|Phablets: Phones Bigger Than Your Hands|
|By JOANNA STERN (@joannastern)||Oct 23, 2013, 5:52 PM|
They can be about the same size as a 6-inch Subway sandwich, pickles and honey mustard included, of course. Samsung's Galaxy Mega, in particular, is the same length as a Grande Iced Coffee from Starbucks, straw not included. They can be longer than the length of your face, your hand or your pocket.
I'm talking about big phones. Really, really big phones. In just the past few weeks, Nokia, HTC and LG have released phones with 5.5- to 6-inch displays, and more are on the way, as Microsoft and Android have the software features to support the longer and wider displays.
Because these phones look as big as tablets, some have started to call them phablets – a portmanteau of the words phone and tablet. But what's the purpose of these mammoth handsets, and should you start buying pants with bigger pockets?
You can think of these devices as the product of a one-night stand between your phone and your tablet. Thus, that word Phablet.
While tablets range in size from 7 to 10 inches, phones have started to span from 3.5 to 5 inches. Phablets come in right between those two categories, with 5- to 6.5-inch screens.
Samsung's Galaxy Mega, with its 6.3-inch screen, is currently the largest of the phablets for sale. HTC's One Max, which was announced last week, has a 5.9-inch screen and Nokia's Lumia 1520 has a 6-inch display. Samsung's Galaxy Note, which is by far the most popular of these new big-screen phones, has a 5.5-inch screen. Most of those displays have a 1080p or 1920 x 1080 resolution, meaning that you get a very crisp and high-quality picture on the expanded display.
But while some of these phablets might look like tablets, they are phones through and through. They are sold as phones at carriers like AT&T, Sprint and Verizon with two-year contracts, and they have all the same phone capabilities as other smartphones -- they can make phone calls, send texts, receive voicemail. Good luck, though, hitting the call button with one hand.
The obvious answer to "Why would I want one of these?" is "the bigger screen." While the sheer size may seem ridiculous to some, the idea is that instead of carrying around a phone and a tablet, you carry just one device.
The big screen does have some clear advantages though, especially if there is software to take advantage of the increased resolution.
Better for watching movies, looking at photos – The 1080p resolution is not only great for watching videos and looking at photos but also for showing them to others. That might seem like a funny reason to get one of these, but you could say that a bunch of people gathering around a 4-inch screen to see the hilarious YouTube video of a man dressed as a dinosaur looks funny.
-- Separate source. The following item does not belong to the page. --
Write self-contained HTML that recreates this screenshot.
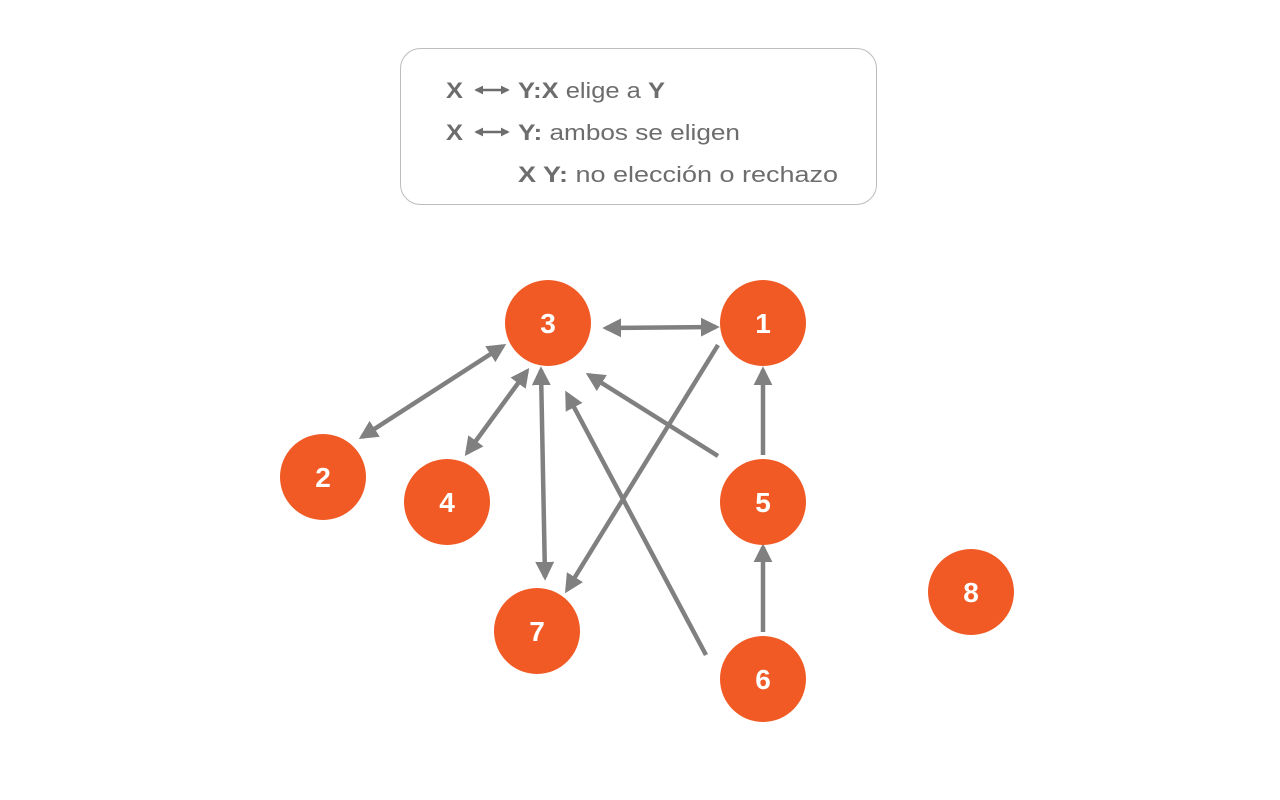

More real estate for browsing and typing – That higher resolution also means more screen space for browsing the web or seeing more of an app. And for those with big mits or fingers, the keyboard is wider and more spacious.
Samsung's App and Pen tricks – Samsung does a really good job of adding features that take advantage of the roomy display. With its Galaxy Note, it has added a stylus so you can take handwritten notes in a number of apps. It adds an entirely new dimension to the phone, one that is enabled by having more touchscreen space.
Its Galaxy Mega and its Galaxy Note 3 also have a Multi Windows feature that allows you to look at two apps side by side on the screen. For instance, you can look at a webpage on the left hand side of the screen while you take notes or write an email on the right.
But do I need a phone that's the same size as a small pony? Certainly, if you've got large hands the phone will seem like a good fit, but for those with smaller hands it can be a stretch. Literally -- it is very hard for me to reach the call button on the Mega with one hand.
Companies such as HTC say I shouldn't assume that the One Max will be more popular with men. They claim women are attracted to the bigger screens and portability is less of an issue, since most women carry purses or bags.
Still, many women – eh hem, me – put their phones in their pockets, and the Galaxy Mega and HTC One Max don't easily fit. Most men can fit the 6-inch phones in their jeans, though Dockers recently said that the average pocket size is 4 x 4 inches.
Luckily, you don't necessarily need to have deep pockets in the figurative sense for these phones. They cost about the same as other smartphones. The Galaxy Mega costs $150 at AT&T with a two-year contract, the Galaxy Note is $299 and the HTC One Max will likely be priced somewhere in between those when it arrives at Sprint and Verizon later this year.
Ultimately, carrying a phone that's bigger than your face might not be for you -- phones in the 4.5- to 5-inch range are likely better for most. But it's very clear that the days of phones getting smaller and smaller are over. Bigger screens mean more capabilities -- you and your pockets should prepare.